Exeter Canal

At only 5 miles long, the Exeter Canal is short and sweet, and was designed to allow ship access to the centre of the city from the Exe estuary. The first post-Roman canal to be built in the 1550s, this ancient waterway is today much visited by walkers, joggers, and hordes of cyclists. We kept to the towpath to avoid most of the speedy traffic, and took advantage of a warm still autumn day to enjoy the ambience, and especially the profusion of late wildflowers and fruits. Most striking was the glossy mahogany of the reed flowers, just at their peak of perfection.

Apart from the flowers depicted here, I saw hemp agrimony, tansy, hogweed, fleabane, rosebay and probably several others, rushes and sedges, as well as woody shrubs including briar, rose and hawthorn. (Don’t you love the English names of wildflowers? So whimsical, even if not very helpful for identification!)

I forgot to look at the leaves of the umbellifer so can’t identify it – but as there are several poisonous waterside varieties, perhaps that is no bad thing.

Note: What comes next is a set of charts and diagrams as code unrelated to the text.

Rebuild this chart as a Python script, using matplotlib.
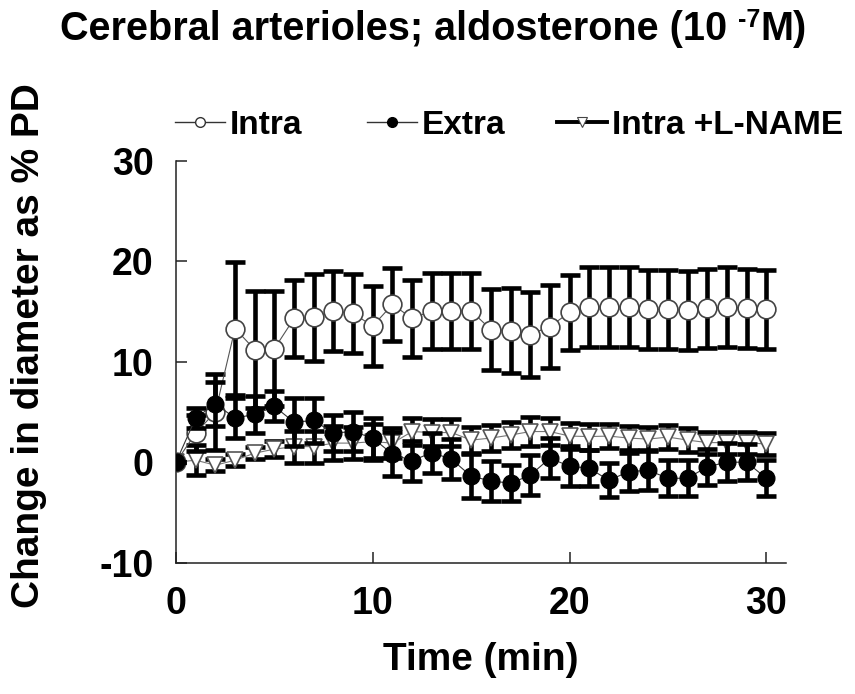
import matplotlib
matplotlib.use("Agg")
import matplotlib.pyplot as plt
from matplotlib.lines import Line2D

plt.rcParams['font.family'] = ['Liberation Sans', 'DejaVu Sans']
plt.rcParams['font.weight'] = 'bold'
plt.rcParams['axes.unicode_minus'] = False

time = list(range(0, 31))

intra = [0, 2.9, 5.0, 13.3, 11.2, 11.3, 14.3, 14.4, 15.05, 14.8, 13.55, 15.7, 14.3,
         15.05, 15.05, 15.05, 13.2, 13.1, 12.7, 13.5, 14.9, 15.45, 15.45, 15.45,
         15.2, 15.2, 15.1, 15.3, 15.45, 15.3, 15.2]
intra_err = [0, 1.8, 3.8, 6.6, 5.8, 5.7, 3.8, 4.3, 3.95, 3.9, 3.95, 3.65, 3.8, 3.75,
             3.75, 3.75, 4.0, 4.2, 4.25, 4.1, 3.7, 3.95, 3.95, 3.95, 3.95, 3.95,
             3.95, 3.95, 3.95, 3.95, 3.95]

extra = [0, 4.4, 5.8, 4.4, 4.75, 5.55, 3.98, 4.15, 2.9, 3.05, 2.4, 0.8, 0.15, 0.95,
         0.3, -1.4, -1.85, -2.1, -1.3, 0.4, -0.4, -0.6, -1.8, -0.95, -0.8, -1.6,
         -1.6, -0.45, 0.0, 0.0, -1.6]
extra_err = [0, 1.0, 2.2, 2.0, 1.8, 1.5, 2.4, 2.2, 1.8, 1.9, 2.0, 2.2, 2.0, 2.0, 2.0,
             2.2, 2.0, 1.8, 2.0, 2.0, 2.0, 1.8, 1.7, 1.9, 2.0, 1.8, 1.8, 1.8, 1.9,
             1.8, 1.8]

lname = [0, 0.2, -0.3, 0.2, 0.9, 1.3, 1.55, 1.55, 1.9, 1.9, 2.05, 1.9, 3.05, 2.95,
         2.95, 2.2, 2.4, 2.7, 3.05, 3.05, 2.6, 2.55, 2.6, 2.4, 2.3, 2.5, 2.2, 1.95,
         1.95, 1.95, 1.8]
lname_err = [0, 1.5, 0.6, 0.6, 0.6, 0.8, 1.6, 1.6, 1.7, 1.6, 1.8, 1.5, 1.3, 1.3, 1.3,
             1.3, 1.3, 1.3, 1.4, 1.3, 1.3, 1.3, 1.2, 1.2, 1.2, 1.2, 1.2, 1.1, 1.1,
             1.1, 1.1]

labels = ["Intra", "Extra", "Intra +L-NAME"]
title_parts = ["Cerebral arterioles; aldosterone (10 ", "-7", "M)"]
xlabel = "Time (min)"
ylabel = "Change in diameter as % PD"
xticks = [0, 10, 20, 30]
yticks = [-10, 0, 10, 20, 30]

fig = plt.figure(figsize=(8.55, 6.94), dpi=100)
ax = fig.add_axes([176/855, 1 - 562.7/694, 610/855, 402/694])

eb_kw = dict(ecolor='black', elinewidth=3.3, capsize=7, capthick=3.3)

ax.errorbar(time, lname, yerr=lname_err, fmt='none', zorder=1, **eb_kw)
ax.plot(time, lname, color='#777777', lw=0.8, zorder=1.5,
        marker='v', markersize=12, markerfacecolor='white',
        markeredgecolor='#555555', markeredgewidth=1.2)

ax.errorbar(time, intra, yerr=intra_err, fmt='none', zorder=2, **eb_kw)
ax.plot(time, intra, color='#555555', lw=0.8, zorder=2.5,
        marker='o', markersize=13.5, markerfacecolor='white',
        markeredgecolor='#444444', markeredgewidth=1.2)

ax.errorbar(time, extra, yerr=extra_err, fmt='none', zorder=3, **eb_kw)
ax.plot(time, extra, color='#333333', lw=0.8, zorder=3.5,
        marker='o', markersize=12, markerfacecolor='black',
        markeredgecolor='black')

ax.set_xlim(0, 31)
ax.set_ylim(-10, 30)
ax.set_xticks(xticks)
ax.set_yticks(yticks)
ax.spines['top'].set_visible(False)
ax.spines['right'].set_visible(False)
for s in ('left', 'bottom'):
    ax.spines[s].set_linewidth(1.1)
    ax.spines[s].set_color('#222222')
    ax.spines[s].set_zorder(0.5)
ax.tick_params(direction='in', length=8, width=1.1, labelsize=27, color='#222222')
ax.tick_params(axis='y', pad=16)
ax.tick_params(axis='x', pad=17)
for lab in ax.get_xticklabels() + ax.get_yticklabels():
    lab.set_fontweight('bold')

ax.set_xlabel(xlabel, fontsize=28, fontweight='bold', labelpad=14)
ax.set_ylabel(ylabel, fontsize=28, fontweight='bold')
ax.yaxis.set_label_coords(-0.212, 0.54)

# Title with a small raised "-7"
renderer = fig.canvas.get_renderer()
base_y = 694 - 40
t1 = fig.text(0, base_y / 694, title_parts[0], fontsize=28.5, fontweight='bold',
              ha='left', va='baseline')
t2 = fig.text(0, base_y / 694, title_parts[1], fontsize=18, fontweight='bold',
              ha='left', va='baseline')
t3 = fig.text(0, base_y / 694, title_parts[2], fontsize=28.5, fontweight='bold',
              ha='left', va='baseline')
w1 = t1.get_window_extent(renderer).width
w2 = t2.get_window_extent(renderer).width
w3 = t3.get_window_extent(renderer).width
total = w1 + w2 + w3
x0 = 433 - total / 2
t1.set_position((x0 / 855, base_y / 694))
t2.set_position(((x0 + w1) / 855, (base_y + 13) / 694))
t3.set_position(((x0 + w1 + w2) / 855, base_y / 694))

handles = [
    Line2D([], [], color='#333333', lw=1.0, marker='o', markersize=7,
           markerfacecolor='white', markeredgecolor='#333333'),
    Line2D([], [], color='#333333', lw=1.0, marker='o', markersize=7,
           markerfacecolor='black', markeredgecolor='black'),
    Line2D([], [], color='black', lw=2.8, marker='v', markersize=7,
           markerfacecolor='white', markeredgecolor='#444444', markeredgewidth=0.8),
]
leg_x = [175, 367, 557]
for h, lab, lx in zip(handles, labels, leg_x):
    fig.legend([h], [lab], loc='center left',
               bbox_to_anchor=(lx/855, 1 - 125/694), frameon=False,
               prop=dict(family='Liberation Sans', weight='bold', size=24),
               handlelength=1.5, handletextpad=0.15,
               borderpad=0, borderaxespad=0)

fig.savefig("out.png", dpi=100)
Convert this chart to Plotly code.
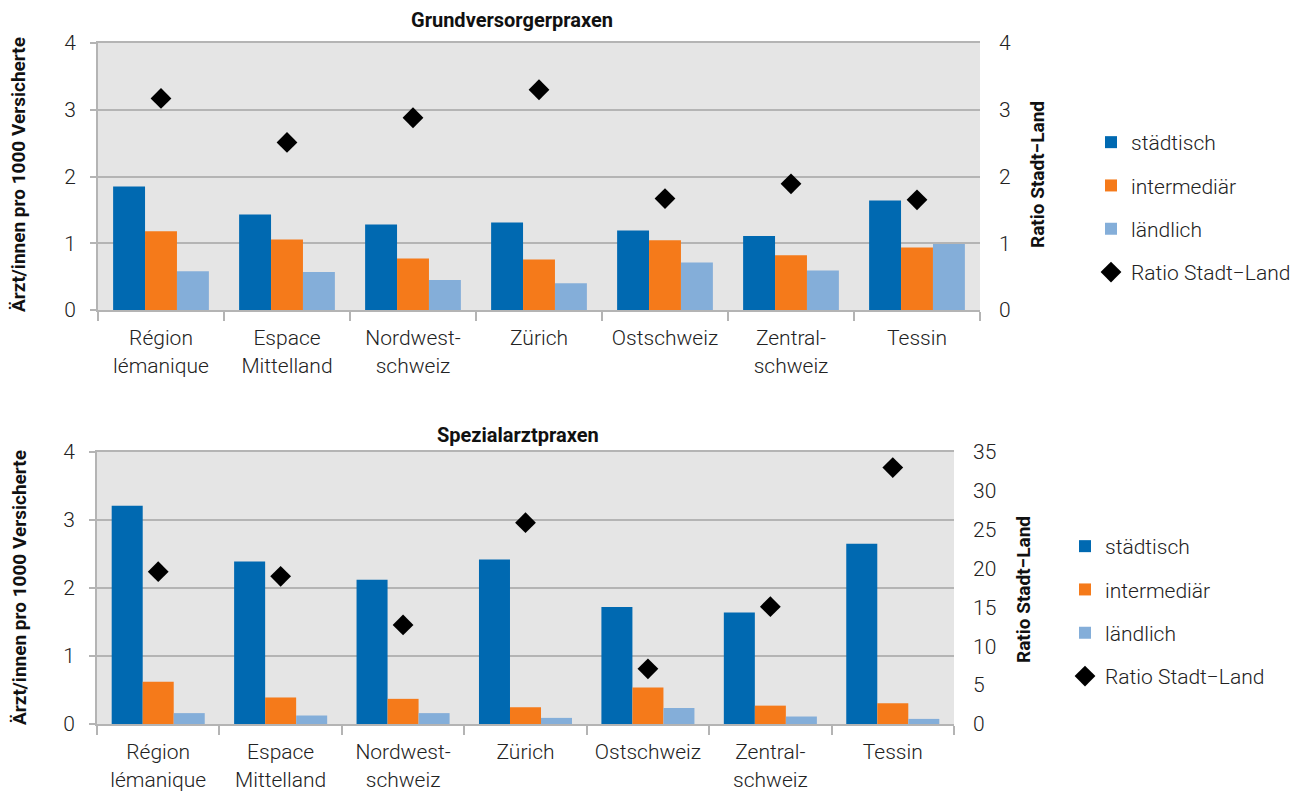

We also saw some waterbirds – most spectacularly a swan coming in to land (behind the reeds so no photos!), but also herons and cormorants flying overhead, swallows,  and some very noisy black-headed gulls squabbling at Turf Locks.

What I didn’t see was many insects – surprisingly, despite buddleia bushes and lots of blackberries. A solitary greenbottle and a dragonfly, and that was all.